[Charts and diagrams as code]
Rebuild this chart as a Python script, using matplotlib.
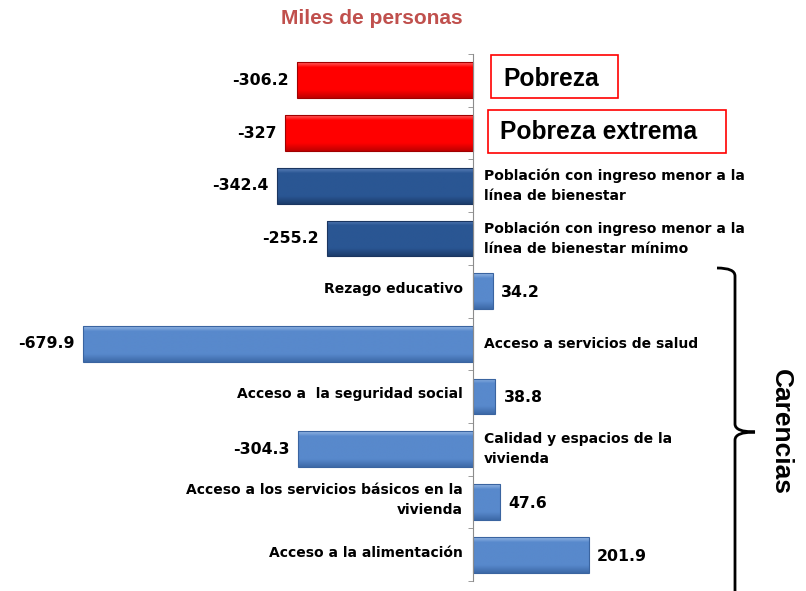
import numpy as np
import matplotlib
matplotlib.use("Agg")
import matplotlib.pyplot as plt
from matplotlib.colors import LinearSegmentedColormap
from matplotlib.path import Path
from matplotlib.patches import PathPatch, Rectangle

# datos (miles de personas)
categorias = ["Pobreza", "Pobreza extrema",
              "Población con ingreso menor a la\nlínea de bienestar",
              "Población con ingreso menor a la\nlínea de bienestar mínimo",
              "Rezago educativo", "Acceso a servicios de salud",
              "Acceso a  la seguridad social",
              "Calidad y espacios de la\nvivienda",
              "Acceso a los servicios básicos en la\nvivienda",
              "Acceso a la alimentación"]
valores = [-306.2, -327, -342.4, -255.2, 34.2, -679.9, 38.8, -304.3, 47.6, 201.9]
grupo = ["rojo", "rojo", "oscuro", "oscuro", "claro", "claro", "claro", "claro", "claro", "claro"]

# colores (claro, base, sombra, borde)
paleta = {"rojo": ("#ff6060", "#ff0000", "#c00000", "#a00000"),
          "oscuro": ("#5a80b8", "#2a5693", "#1c3d6c", "#1a3560"),
          "claro": ("#93b5e3", "#5889cc", "#3d6aa8", "#3a64a0")}

LAB = "DejaVu Sans"
ARIAL = "Liberation Sans"

fig = plt.figure(figsize=(8.06, 5.91), dpi=100)
ax = fig.add_axes([0, 10 / 591, 1, 527 / 591])

y = np.arange(len(valores))
alto = 0.68
barras = ax.barh(y, valores, height=alto, facecolor="none", zorder=3)
for b, v, g in zip(barras, valores, grupo):
    luz, base, sombra, borde = paleta[g]
    b.set_edgecolor(borde)
    b.set_linewidth(0.8)
    cmap = LinearSegmentedColormap.from_list(g, [(0, luz), (0.14, base), (0.78, base), (1, sombra)])
    x0, x1 = min(0, v), max(0, v)
    yc = b.get_y() + b.get_height() / 2
    im = ax.imshow(np.linspace(0, 1, 100).reshape(-1, 1), cmap=cmap, aspect="auto",
                   extent=[x0, x1, yc + alto / 2, yc - alto / 2], origin="upper",
                   zorder=2, interpolation="bilinear")
    im.set_clip_path(b)

ax.set_xlim(-824.6, 580.5)
ax.set_ylim(len(valores) - 0.5, -0.5)

# eje en cero
for s in ["top", "right", "bottom"]:
    ax.spines[s].set_visible(False)
ax.spines["left"].set_position(("data", 0))
ax.spines["left"].set_color("#8c8c8c")
ax.spines["left"].set_zorder(4)
ax.set_xticks([])
ax.set_yticks([])
ax.set_yticks(np.arange(-0.5, len(valores), 1), minor=True)
ax.tick_params(axis="y", which="minor", direction="out", length=3.5, color="#8c8c8c", labelleft=False)
ax.patch.set_visible(False)

# etiquetas de valores y categorías
desp_rojo = [21.6, 19.4]  # puntos desde el eje
for i, (v, cat) in enumerate(zip(valores, categorias)):
    if v < 0:
        ax.annotate(f"{v:g}", (v, i), xytext=(-6, 0), textcoords="offset points",
                    ha="right", va="center", fontsize=11.3, fontweight="bold", family=LAB)
    else:
        ax.annotate(f"{v:g}", (v, i), xytext=(6, -1), textcoords="offset points",
                    ha="left", va="center", fontsize=11.3, fontweight="bold", family=LAB)
    if grupo[i] == "rojo":
        ax.annotate(cat, (0, i), xytext=(desp_rojo[i], 1), textcoords="offset points",
                    ha="left", va="center", fontsize=17.7, fontweight="bold", family=ARIAL)
    elif v < 0:
        ax.annotate(cat, (0, i), xytext=(8, 0), textcoords="offset points",
                    ha="left", va="center", fontsize=10, fontweight="bold", family=LAB,
                    linespacing=1.55)
    else:
        ax.annotate(cat, (0, i), xytext=(-7.5, 1.5), textcoords="offset points",
                    ha="right", va="center", fontsize=10, fontweight="bold", family=LAB,
                    linespacing=1.55, multialignment="right")

# título, recuadros y llave "Carencias" en pixeles de figura
ov = fig.add_axes([0, 0, 1, 1], zorder=-1)
ov.set_xlim(0, 806)
ov.set_ylim(591, 0)
ov.axis("off")
ov.text(372, 18, "Miles de personas", ha="center", va="center", color="#c0504d",
        fontsize=15, fontweight="bold", family=ARIAL)
ov.add_patch(Rectangle((491, 55), 127, 43, fc="white", ec="#ff0000", lw=1.2))
ov.add_patch(Rectangle((488, 110), 238, 43, fc="white", ec="#ff0000", lw=1.2))
ov.text(781, 432, "Carencias", ha="center", va="center", rotation=-90,
        fontsize=19, fontweight="bold", family=ARIAL)
llave = Path([(717, 268), (735, 268), (735, 276), (735, 276),
              (735, 424), (735, 432), (755, 432),
              (735, 432), (735, 440), (735, 440), (735, 600)],
             [Path.MOVETO, Path.CURVE3, Path.CURVE3, Path.LINETO,
              Path.LINETO, Path.CURVE3, Path.CURVE3,
              Path.CURVE3, Path.CURVE3, Path.LINETO, Path.LINETO])
ov.add_patch(PathPatch(llave, fc="none", ec="black", lw=2, capstyle="butt"))

fig.savefig("out.png", dpi=100)
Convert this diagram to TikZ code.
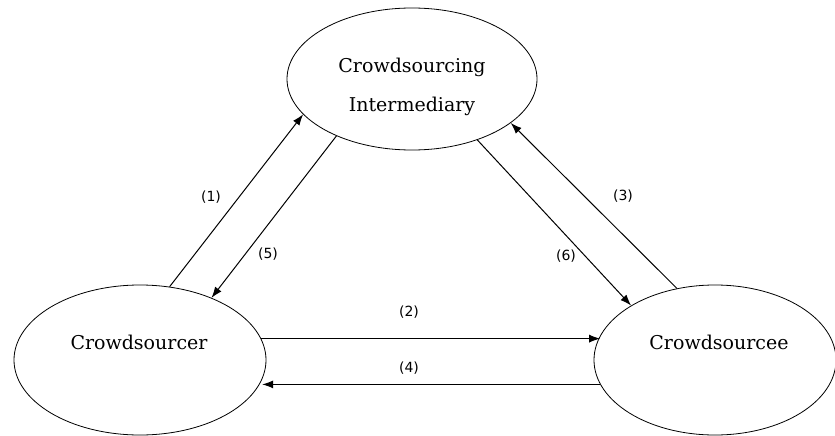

- **Short task**
Copy out every line in the entries above that holds "matplotlib".

- **The solution**
Rebuild this chart as a Python script, using matplotlib.
import matplotlib
matplotlib.use("Agg")
import matplotlib.pyplot as plt
from matplotlib.colors import LinearSegmentedColormap
from matplotlib.path import Path
from matplotlib.patches import PathPatch, Rectangle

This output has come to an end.